Tonight at Banfill-Locke Center for the Arts: Poets Michael Kiesow Moore and Michael Dennis Browne read from their latest works. Moore is author of the collection “What to Pray For.” Browne’s latest is “The Voices.” Refreshments follow the reading. 7:30 p.m. Free.
Tonight at Jazz Central: The Pete Whitman X-tet. What a band: Dave Milne, Pete Whitman, Dave Karr, Adam Rossmiller, Adam Meckler, Jeff Rinear, Laura Caviani, Graydon Peterson, Phil Hey, Dave Hagedorn. A local jazz Who’s Who, the X-tet will swing through mostly originals by members and friends. 9 p.m. $10 at the door.
Saturday at Snelling Lake Beach at Fort Snelling State Park: ARTathlon at Winter 4Play. Northern Lights.mn’s contribution to Winter 4Play – a playful day-long exploration of Minnesota’s most complained-about season – ARTathlon is an artist-created exercise course. Play giant Jenga with winter-specific handicaps at Meena Mangalvedhekar’s “KaChinga,” play ping-pong with mittens on at Peter Haaken Thompson’s “WinTTer,” try Robin Schwartzman’s “Arctic Golf.” Why should Vikings fans hog all the cold? Winner of a Knight Cities Challenge grant, Winter 4Play is a project of Make It. MSP. Other Winter4Play activities include a sauna, cross-country skiing and snowshoeing, ice fishing, winter bird watching, singing and dancing with the Coro Flamenco Street Choir, and hiking. 11 a.m. – 4 p.m. FMI. Free.
Monday at the Bryant-Lake Bowl Theater: Cellular Cinema IX: Film from the Front Range. Experimental films from Colorado’s most populous region (we had to look that up), curated by Adam Sekuler, formerly of the MSP Film Society and now in the MFA program at the University of Colorado, Boulder. Doors at 6 p.m., films at 7. FMI and tickets ($6-$12 sliding scale).

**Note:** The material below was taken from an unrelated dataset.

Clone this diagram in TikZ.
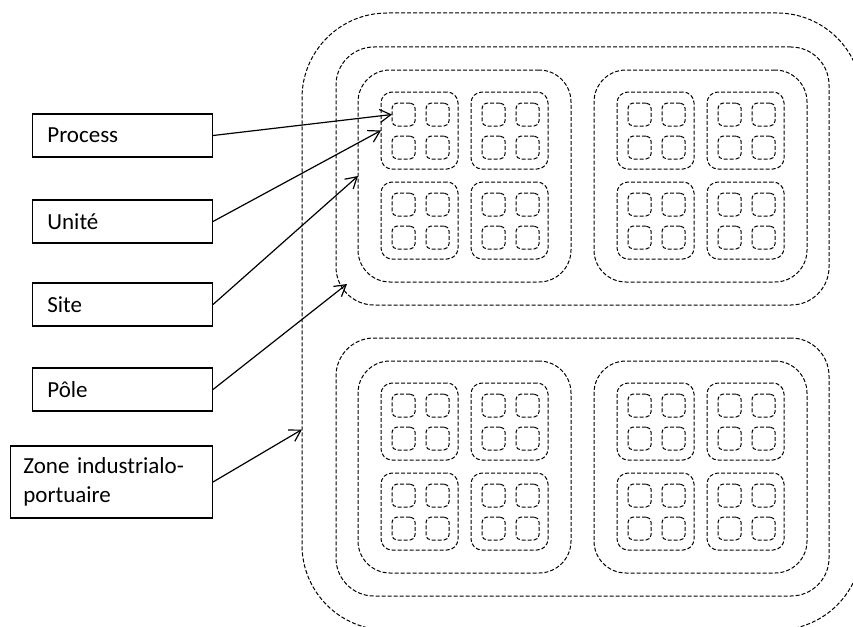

Monday and Tuesday at the Playwrights’ Center: Rachel Jendrzejewski’s “Encyclopedia.” Part of the Ruth Easton New Play Series. An investigation of grief and the limits of language, with live music by Chris Hepola and Crystal Myslajek and two characters (Sun Mee Chomet and Megan Burns) whose names mean Moon. Directed by Emily Mendelsohn. Jandrzejewski is a Playwrights’ Center core writer. 7 p.m. Free, but RSVP.